Morphometric Characters

Characteristics describing the interactions of these elements, and the elements themselves are calculated at three scales: small - covering only aspects of the element; medium - covering aspects of the element and neighbouring elements and large - covering neighbouring elements up to five topological neighbours. In total there are 52 morphometric characters calculated described in the list below, which come directly from the list of characters used to derive the target classification.

Area of a building is denoted as

\(a_{blg}\)

and defined as an area covered by a building footprint in m² .

Perimeter of a building is denoted as

\(p_{blg}\)

and defined as the sum of lengths of the building exterior walls in m.

Courtyard area of a building is denoted as

\(a_{blg_c}\)

and defined as the sum of areas of interior holes in footprint polygons in m².

Circular compactness of a building is denoted as

\(CCo_{blg} = \frac{a_{blg}}{a_{blgC}}\)

where \(a_{blgC}\) is an area of minimal enclosing circle. It captures the relation of building footprint shape to its minimal enclosing circle, illustrating the similarity of shape and circle (Dibble et al. 2015).

Corners of a building is denoted as

\(Cor_{blg} = \sum_{i=1}^{n}{c_{blg}}\)

where \(c_{blg}\) is defined as a vertex of building exterior shape with an angle between adjacent line segments \(\leq\) 170 degrees. It uses only external shape (shapely.geometry.exterior), courtyards are not included. Character is adapted from (Steiniger et al. 2008) to exclude non-corner-like vertices.

Squareness of a building is denoted as

\(Squ_{blg} = \frac{\sum_{i=1}^{n} D_{c_{blg_i}}}{n}\)

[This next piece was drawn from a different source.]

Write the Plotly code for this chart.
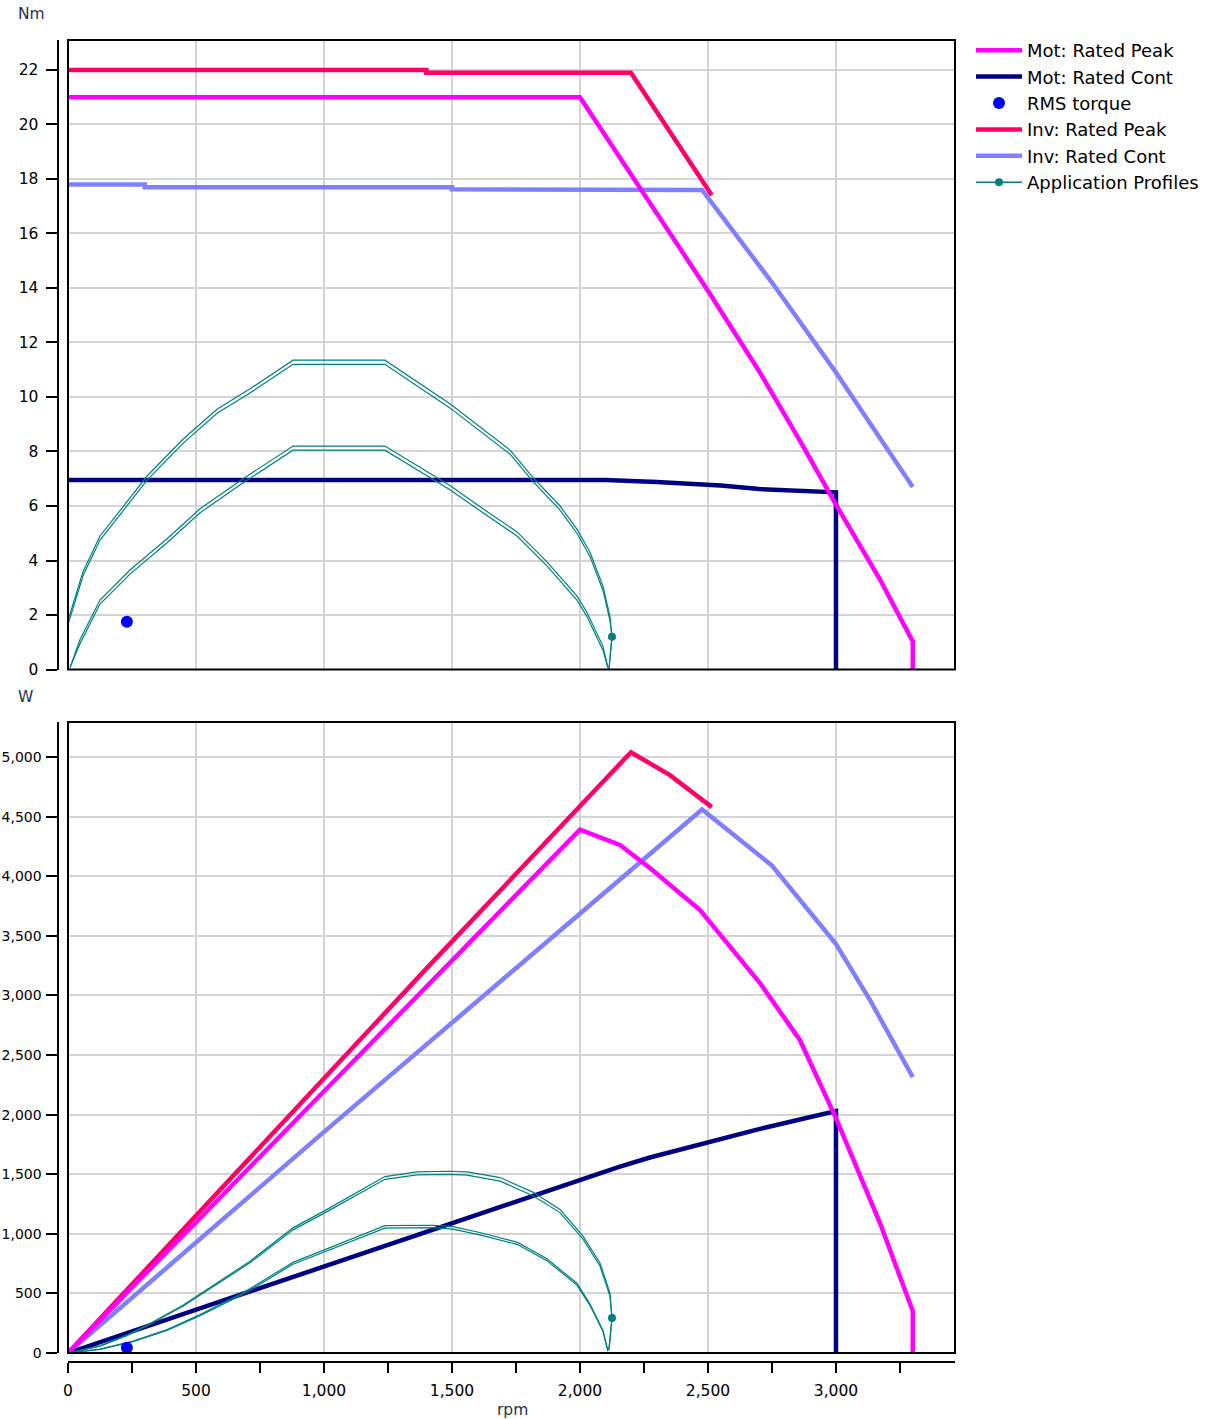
import plotly.graph_objects as go

# ---------------- data ----------------
# Torque chart (Nm vs rpm)
mot_peak_t_rpm = [0, 2000, 2500, 2703, 2859, 3000, 3172, 3300, 3300]
mot_peak_t = [21.0, 21.0, 13.9, 10.9, 8.4, 6.05, 3.3, 1.03, 0]

mot_cont_t_rpm = [0, 2100, 2300, 2550, 2700, 2895, 3000, 3000]
mot_cont_t = [6.95, 6.95, 6.88, 6.75, 6.62, 6.55, 6.5, 0]

inv_peak_t_rpm = [0, 1400, 1400, 2199, 2515]
inv_peak_t = [22.0, 22.0, 21.9, 21.9, 17.4]

inv_cont_t_rpm = [0, 300, 300, 1500, 1500, 2477, 2750, 3000, 3300]
inv_cont_t = [17.8, 17.8, 17.7, 17.7, 17.62, 17.6, 14.2, 10.9, 6.7]

rms_rpm = [230]
rms_t = [1.75]
rms_p = [45]

prof1_t_rpm = [0, 0, 59, 125, 230, 309, 449, 582, 711, 879, 1238, 1492, 1727, 1816,
               1922, 1988, 2039, 2090, 2117, 2125, 2113]
prof1_t_a = [0, 1.8, 3.6, 4.9, 6.15, 7.1, 8.45, 9.55, 10.3, 11.35, 11.35, 9.75, 8.05, 7.05,
             6.0, 5.15, 4.3, 3.05, 1.95, 1.2, 0]
prof1_t_b = [0, 1.65, 3.45, 4.75, 6.0, 6.95, 8.3, 9.4, 10.15, 11.2, 11.2, 9.6, 7.9, 6.9,
             5.85, 5.0, 4.15, 2.9, 1.8, 1.2, 0]

prof2_t_rpm = [8, 47, 125, 242, 387, 516, 684, 879, 1238, 1492, 1621, 1754, 1871, 1988,
               2027, 2090, 2109]
prof2_t_a = [0.07, 1.1, 2.55, 3.65, 4.8, 5.9, 7.0, 8.2, 8.2, 6.75, 5.9, 5.05, 3.95, 2.7,
             2.1, 0.85, 0.07]
prof2_t_b = [0.07, 0.95, 2.4, 3.5, 4.65, 5.75, 6.85, 8.05, 8.05, 6.6, 5.75, 4.9, 3.8, 2.55,
             1.95, 0.7, 0.07]

prof_end_rpm = [2125]
prof_end_t = [1.2]
prof_end_p = [294]

# Power chart (W vs rpm)
mot_peak_p_rpm = [0, 2000, 2156, 2273, 2469, 2703, 2859, 3000, 3172, 3300, 3300]
mot_peak_p = [0, 4390, 4262, 4069, 3716, 3104, 2626, 1971, 1090, 352, 0]

mot_cont_p_rpm = [0, 2000, 2150, 2273, 2400, 2500, 2703, 3000, 3000]
mot_cont_p = [0, 1455, 1560, 1640, 1710, 1765, 1880, 2030, 0]

inv_peak_p_rpm = [0, 1400, 2199, 2350, 2515]
inv_peak_p = [0, 3225, 5040, 4850, 4580]

inv_cont_p_rpm = [0, 1000, 2477, 2750, 3000, 3133, 3300]
inv_cont_p = [0, 1855, 4560, 4090, 3430, 2960, 2315]

prof1_p_rpm = [0, 125, 230, 309, 449, 582, 711, 879, 1012, 1238, 1363, 1492, 1559, 1688,
               1816, 1922, 2012, 2078, 2117, 2125, 2113]
prof1_p_a = [0, 60, 150, 235, 400, 585, 770, 1050, 1205, 1480, 1520, 1525, 1520, 1472,
             1350, 1205, 980, 755, 505, 294, 25]
prof1_p_b = [0, 58, 145, 229, 392, 575, 757, 1033, 1186, 1457, 1495, 1498, 1492, 1442,
             1320, 1178, 955, 730, 480, 294, 25]

prof2_p_rpm = [8, 125, 254, 387, 516, 684, 879, 1102, 1238, 1426, 1504, 1621, 1754, 1871,
               1988, 2039, 2090, 2109]
prof2_p_a = [1, 33, 100, 196, 322, 505, 760, 952, 1068, 1072, 1060, 1005, 930, 790,
             585, 410, 190, 15]
prof2_p_b = [1, 31, 96, 189, 313, 493, 745, 934, 1048, 1052, 1040, 985, 912, 775,
             570, 400, 180, 15]

# ---------------- styling ----------------
C_MOT_PEAK = "#FF00FF"
C_MOT_CONT = "#000080"
C_RMS = "#0000FF"
C_INV_PEAK = "#FF0066"
C_INV_CONT = "#8080FF"
C_PROF = "#008080"
LW = 4.5
PW = 1.2
FONT = "DejaVu Sans"

W, H = 1226, 1419
X0, X1 = 68 / W, 955 / W
TOP_DOM = [1 - 669.5 / H, 1 - 40 / H]
BOT_DOM = [1 - 1353 / H, 1 - 722 / H]
YAX_POS = 57.5 / W
XAX2_POS = 1 - 1362 / H

fig = go.Figure()


def line(x, y, color, width, name=None, top=True, legend=False, rank=None):
    fig.add_trace(go.Scatter(
        x=x, y=y, mode="lines", name=name,
        line=dict(color=color, width=width),
        xaxis="x" if top else "x2", yaxis="y" if top else "y2",
        showlegend=legend, legendrank=rank if rank else 1000,
        hoverinfo="skip"))


# --- top chart (torque) ---
line(inv_cont_t_rpm, inv_cont_t, C_INV_CONT, LW, "Inv: Rated Cont", legend=True, rank=5)
line(inv_peak_t_rpm, inv_peak_t, C_INV_PEAK, LW, "Inv: Rated Peak", legend=True, rank=4)
line(mot_cont_t_rpm, mot_cont_t, C_MOT_CONT, LW, "Mot: Rated Cont", legend=True, rank=2)
line(mot_peak_t_rpm, mot_peak_t, C_MOT_PEAK, LW, "Mot: Rated Peak", legend=True, rank=1)
for xs, ys in [(prof1_t_rpm, prof1_t_a), (prof1_t_rpm, prof1_t_b),
               (prof2_t_rpm, prof2_t_a), (prof2_t_rpm, prof2_t_b)]:
    line(xs, ys, C_PROF, PW)
fig.add_trace(go.Scatter(x=prof_end_rpm, y=prof_end_t, mode="markers",
                         marker=dict(color=C_PROF, size=8), showlegend=False,
                         xaxis="x", yaxis="y", hoverinfo="skip"))
fig.add_trace(go.Scatter(x=rms_rpm, y=rms_t, mode="markers", name="RMS torque",
                         marker=dict(color=C_RMS, size=12), showlegend=True, legendrank=3,
                         xaxis="x", yaxis="y", hoverinfo="skip"))
# legend-only entry for application profiles
fig.add_trace(go.Scatter(x=[None], y=[None], mode="lines+markers", name="Application Profiles",
                         line=dict(color=C_PROF, width=1.5), marker=dict(color=C_PROF, size=8),
                         showlegend=True, legendrank=6, xaxis="x", yaxis="y"))

# --- bottom chart (power) ---
line(inv_cont_p_rpm, inv_cont_p, C_INV_CONT, LW, top=False)
line(inv_peak_p_rpm, inv_peak_p, C_INV_PEAK, LW, top=False)
line(mot_cont_p_rpm, mot_cont_p, C_MOT_CONT, LW, top=False)
line(mot_peak_p_rpm, mot_peak_p, C_MOT_PEAK, LW, top=False)
for xs, ys in [(prof1_p_rpm, prof1_p_a), (prof1_p_rpm, prof1_p_b),
               (prof2_p_rpm, prof2_p_a), (prof2_p_rpm, prof2_p_b)]:
    line(xs, ys, C_PROF, PW, top=False)
fig.add_trace(go.Scatter(x=prof_end_rpm, y=prof_end_p, mode="markers",
                         marker=dict(color=C_PROF, size=8), showlegend=False,
                         xaxis="x2", yaxis="y2", hoverinfo="skip"))
fig.add_trace(go.Scatter(x=rms_rpm, y=rms_p, mode="markers",
                         marker=dict(color=C_RMS, size=12), showlegend=False,
                         xaxis="x2", yaxis="y2", hoverinfo="skip"))

GRID = "#D4D4D4"
tickfont = dict(family=FONT, size=15.5, color="#000000")
tickfont_w = dict(family=FONT, size=14, color="#000000")
titlefont = dict(family=FONT, size=15.5, color="#1F3050")
XRANGE = [0, 3465]

fig.update_layout(
    width=W, height=H,
    margin=dict(l=0, r=0, t=0, b=0, autoexpand=False),
    paper_bgcolor="white", plot_bgcolor="white",
    font=dict(family=FONT, color="#000000"),
    xaxis=dict(domain=[X0, X1], anchor="y", range=XRANGE, dtick=500, tick0=0,
               showgrid=True, gridcolor=GRID, gridwidth=2, showticklabels=False,
               ticks="", showline=False, zeroline=False, automargin=False),
    yaxis=dict(domain=TOP_DOM, anchor="free", position=YAX_POS, range=[0, 23.1],
               dtick=2, tick0=0, showgrid=True, gridcolor=GRID, gridwidth=2,
               ticks="outside", ticklen=11, tickwidth=2, tickcolor="black",
               showline=True, linecolor="black", linewidth=2, zeroline=False,
               tickfont=tickfont, ticklabelstandoff=4, automargin=False),
    xaxis2=dict(domain=[X0, X1], anchor="free", position=XAX2_POS, range=XRANGE,
                dtick=500, tick0=0, tickformat=",d", showgrid=True, gridcolor=GRID,
                gridwidth=2, ticks="outside", ticklen=10, tickwidth=2, tickcolor="black",
                minor=dict(dtick=250, ticks="outside", ticklen=10, tickwidth=2,
                           tickcolor="black", showgrid=False),
                showline=True, linecolor="black", linewidth=2, zeroline=False,
                tickfont=tickfont, ticklabelstandoff=4, automargin=False),
    yaxis2=dict(domain=BOT_DOM, anchor="free", position=YAX_POS, range=[0, 5294],
                dtick=500, tick0=0, tickformat=",d", showgrid=True, gridcolor=GRID,
                gridwidth=2, ticks="outside", ticklen=11, tickwidth=2, tickcolor="black",
                showline=True, linecolor="black", linewidth=2, zeroline=False,
                tickfont=tickfont_w, ticklabelstandoff=1, automargin=False),
    legend=dict(x=971 / W, y=1 - 32 / H, xanchor="left", yanchor="top",
                font=dict(family=FONT, size=18, color="#000000"),
                bgcolor="rgba(0,0,0,0)", borderwidth=0, tracegroupgap=0,
                itemwidth=46, traceorder="normal"),
    shapes=[
        dict(type="rect", xref="paper", yref="paper", x0=X0, x1=X1,
             y0=TOP_DOM[0], y1=TOP_DOM[1], line=dict(color="black", width=2), layer="above"),
        dict(type="rect", xref="paper", yref="paper", x0=X0, x1=X1,
             y0=BOT_DOM[0], y1=BOT_DOM[1], line=dict(color="black", width=2), layer="above"),
    ],
    annotations=[
        dict(text="Nm", x=31 / W, y=1 - 14 / H, xref="paper", yref="paper",
             xanchor="center", yanchor="middle", showarrow=False, font=titlefont),
        dict(text="W", x=25 / W, y=1 - 697 / H, xref="paper", yref="paper",
             xanchor="center", yanchor="middle", showarrow=False, font=titlefont),
        dict(text="rpm", x=512 / W, y=1 - 1410 / H, xref="paper", yref="paper",
             xanchor="center", yanchor="middle", showarrow=False, font=titlefont),
    ],
    showlegend=True,
)

fig.write_html("out.html", config={"displayModeBar": False})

where \(D\) is the deviation of angle of corner \(c_{blg_i}\) from 90 degrees and \(n\) is a number of corners.

Equivalent rectangular index of a building is denoted as

\(ERI_{blg} = \sqrt{{a_{blg}} \over {a_{blgB}}} * {p_{blgB} \over p_{blg}}\)

where \(a_{blgB}\) is an area of a minimal rotated bounding rectangle of a building (MBR) footprint and \(p_{blgB}\) its perimeter of MBR. It is a measure of shape complexity identified by Basaraner and Cetinkaya (2017) as the shape characters with the best performance.

Elongation of a building is denoted as

\(Elo_{blg} = \frac{l_{blgB}}{w_{blgB}}\)

where \(l_{blgB}\) is length of MBR and \(w_{blgB}\) is width of MBR. It captures the ratio of shorter to the longer dimension of MBR to indirectly capture the deviation of the shape from a square (Schirmer and Axhausen 2015).

Centroid - corner distance deviation of a building is denoted as

\(CCD_{blg} = \sqrt{\frac{1}{n} \sum_{i=1}^{n}\left(ccd_{i}-\bar{ccd}\right)^{2}}\)

where \(ccd_i\) is a distance between centroid and corner \(i\) and \(\bar{ccd}\) is mean of all distances. It captures a variety of shape. As a corner is considered vertex with angle < 170º to reflect potential circularity of object and topological imprecision of building polygon.

Centroid - corner mean distance of a building is denoted as

\(CCM_{blg} =\frac{1}{n}\left(\sum_{i=1}^{n} ccd_{i}\right)\)

where \(ccd_i\) is a distance between centroid and corner \(i\). It is a character measuring a dimension of the object dependent on its shape (Schirmer and Axhausen 2015).

Longest axis length of a tessellation cell is denoted as

\(LAL_{cell} = d_{cellC}\)

where \(d_{cellC}\) is a diameter of the minimal circumscribed circle around the tessellation cell polygon. The axis itself does not have to be fully within the polygon. It could be seen as a proxy of plot depth for tessellation-based analysis.

Area of a tessellation cell is denoted as

\(a_{cell}\)

and defined as an area covered by a tessellation cell footprint in m².

Circular compactness of a tessellation cell is denoted as

\(CCo_{cell} = \frac{a_{cell}}{a_{cellC}}\)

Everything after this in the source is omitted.